Chickenpox is a benign viral disease of childhood, characterized by an exanthematous vesicular rash. It is an extremely common and contagious condition. It is caused by the varicella-zoster virus which is a herpes virus and contains a double stranded DNA in its center.

Age group affected- 5 to 9 years. The infection can be there at other ages too but it is less frequent.
It is highly contagious and it affects all races and both sexes equally. The attack rate is around 90% among seronegative persons.

Incubation period- 10 to 21 days but is usually 14 to 17 days.
Patients are infectious around 48 hours from onset of vesicular rash, during the period of vesicular formation (around 4-5 days) and until all vesicles are crusted.

Transmission occurs by respiratory route. The virus is believed to be localized in the nasopharynx, in the reticulo-endothelial system. It then enters the blood. This stage of viremia is characterized by diffused skin lesions. There is the formation of vesicles that are initially clear but later become cloudy due to accumulation of polymorphonuclear leucocytes and degenerated cells along with fibrin. In the end, these vesicles either rupture or get absorbed.

Clinical features:
Most patient present with rashes, low-grade fever and malaise. This lasts for around 3-5 days. The skin lesions are characteristic for this disease. There are maculopapules, vesicles and scabs in various stages of evolution. This is shown in the figure below.

There is shifting from maculopapules to vesicles over hours to days. Usually the trunk and face is affected and this shifts to other regions of the body. The base of these vesicles are erythematous and they appear in crops i.e. some are still developing while others are healing. The classical sequence is macules, papules, clear vesicles, pustules, central umbilication and eventually crust formation. The classical  description of the lesion is a 'dew drop on rose petal' appearance. The rose petal refers to the reddish irregular papule and the clear vesicle on it is the dew drop.

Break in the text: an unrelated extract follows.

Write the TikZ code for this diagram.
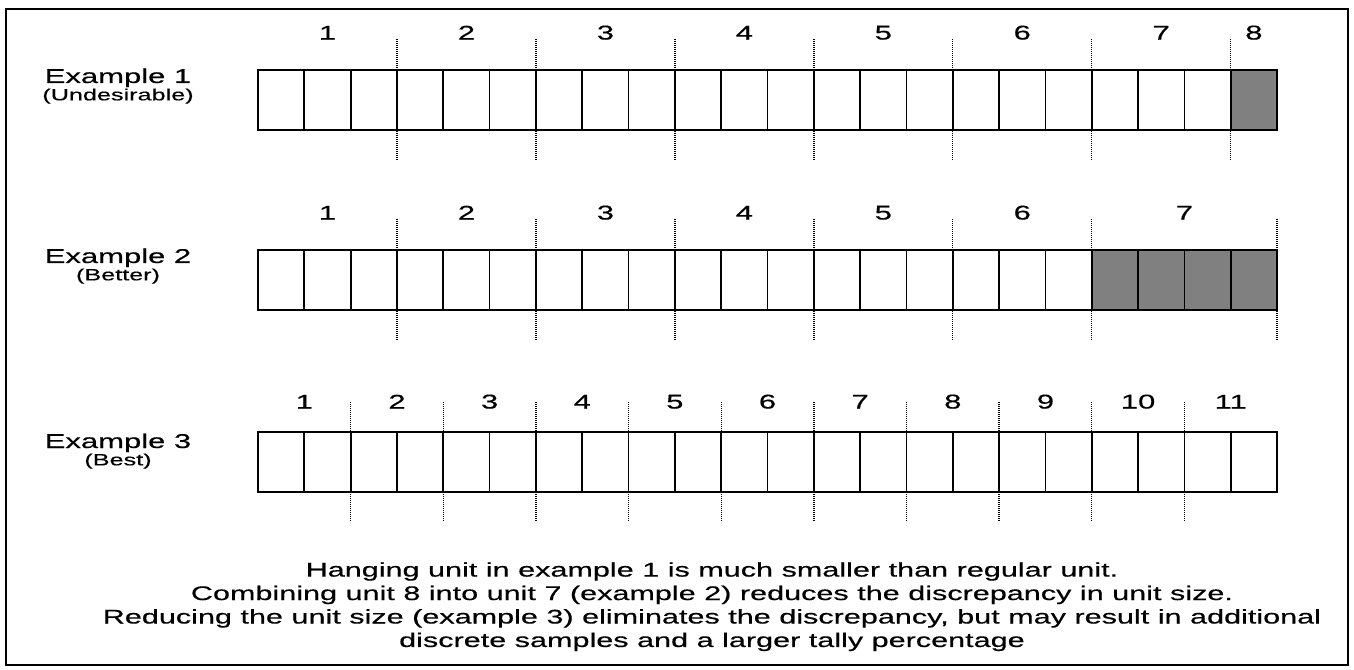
\documentclass[tikz,border=0pt]{standalone}
\usepackage{fontspec}
\setmainfont{Liberation Sans}[FakeStretch=1.55, FakeBold=0.4]
\usetikzlibrary{positioning}
\definecolor{hanggray}{RGB}{128,128,128}
\tikzset{
  cell/.style={
    rectangle, draw=black, line width=1.3pt, fill=white,
    minimum width=34.74pt, minimum height=45pt,
    inner sep=0pt, outer sep=0pt
  },
  hanging cell/.style={cell, fill=hanggray},
  unit mark/.style={line width=1pt, dash pattern=on 0.75pt off 0.75pt},
  unit label/.style={inner sep=0pt, font=\fontsize{15}{18}\selectfont},
  example label/.style={inner sep=0pt, font=\fontsize{15}{18}\selectfont},
  example note/.style={inner sep=0pt, font=\fontsize{12.2}{14.6}\selectfont},
  frame/.style={line width=1.6pt}
}

\begin{document}
\begin{tikzpicture}[x=0.75pt, y=-0.75pt]
    \useasboundingbox (0,0) rectangle (1354,670);
    \draw[frame] (6,9) rectangle (1348,665);

    % example 1: units of three cells, one hanging cell
    \node[cell, anchor=north west] (c1-1) at (258,70) {};
    \foreach \i in {2,...,21} {
      \pgfmathtruncatemacro\prev{\i-1}
      \node[cell, right=0pt of c1-\prev] (c1-\i) {};
    }
    \node[hanging cell, right=0pt of c1-21] (c1-22) {};
    \foreach \k in {3,6,...,21}
      \draw[unit mark] ([yshift=23.25pt]c1-\k.north east) -- ([yshift=-23.25pt]c1-\k.south east);
    \foreach \u/\c in {1/2,2/5,3/8,4/11,5/14,6/17,7/20,8/22}
      \node[unit label, above=22.5pt of c1-\c] (u1-\u) {\u};

    % example 2: hanging cell merged into unit 7
    \node[cell, anchor=north west] (c2-1) at (258,250) {};
    \foreach \i in {2,...,18} {
      \pgfmathtruncatemacro\prev{\i-1}
      \node[cell, right=0pt of c2-\prev] (c2-\i) {};
    }
    \foreach \i in {19,...,22} {
      \pgfmathtruncatemacro\prev{\i-1}
      \node[hanging cell, right=0pt of c2-\prev] (c2-\i) {};
    }
    \foreach \k in {3,6,...,18,22}
      \draw[unit mark] ([yshift=23.25pt]c2-\k.north east) -- ([yshift=-23.25pt]c2-\k.south east);
    \foreach \u/\c in {1/2,2/5,3/8,4/11,5/14,6/17}
      \node[unit label, above=22.5pt of c2-\c] (u2-\u) {\u};
    \node[unit label, above=22.5pt of c2-20.north east] (u2-7) {7};

    % example 3: units of two cells
    \node[cell, anchor=north west] (c3-1) at (258,432) {};
    \foreach \i in {2,...,22} {
      \pgfmathtruncatemacro\prev{\i-1}
      \node[cell, right=0pt of c3-\prev] (c3-\i) {};
    }
    \foreach \k in {2,4,...,20}
      \draw[unit mark] ([yshift=22.5pt]c3-\k.north east) -- ([yshift=-22.5pt]c3-\k.south east);
    \foreach \u in {1,...,11} {
      \pgfmathtruncatemacro\c{2*\u-1}
      \node[unit label, above=17.25pt of c3-\c.north east] (u3-\u) {\u};
    }

    % row titles
    \node[example label, anchor=base] (ex1) at (118,83) {Example 1};
    \node[example note, anchor=base] (ex1note) at ([yshift=-13pt]ex1.base) {(Undesirable)};
    \node[example label, anchor=base] (ex2) at (118,263) {Example 2};
    \node[example note, anchor=base] (ex2note) at ([yshift=-13pt]ex2.base) {(Better)};
    \node[example label, anchor=base] (ex3) at (118,448) {Example 3};
    \node[example note, anchor=base] (ex3note) at ([yshift=-13pt]ex3.base) {(Best)};

    % explanation
    \node[inner sep=0pt, anchor=north, align=center,
      font=\fontsize{14.8}{17.6}\selectfont] (note) at (712,562)
      {Hanging unit in example 1 is much smaller than regular unit.\\
       Combining unit 8 into unit 7 (example 2) reduces the discrepancy in unit size.\\
       Reducing the unit size (example 3) eliminates the discrepancy, but may result in additional\\
       discrete samples and a larger tally percentage};
\end{tikzpicture}
\end{document}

1) The most common complication is secondary superinfection of the skin lesions with bacteria.
2) The CNS can be involved at times leading to acute cerebellar ataxia, aseptic meningitis, encephalitis, transverse myelitis or even Guillain-Barre syndrome.
3) Varicella pneumonia is the most dreaded complication.

1) Good hygiene - daily bathing, nail cutting.
2) Tepid water baths, wet compresses and anti-pruritic drugs for itching.
3) Acyclovir 800 mg 5 times per day or valacyclovir 1 g TDS for 5-7 days for adolescents. The dosage of acyclovir for younger patients is 20 mg/Kg 6 hourly.

The disease can also be prevented by vaccination. A live attenuated varicella vaccine (Oka strain) should be given at the age 12-15 months and then repeated at 4-6 years.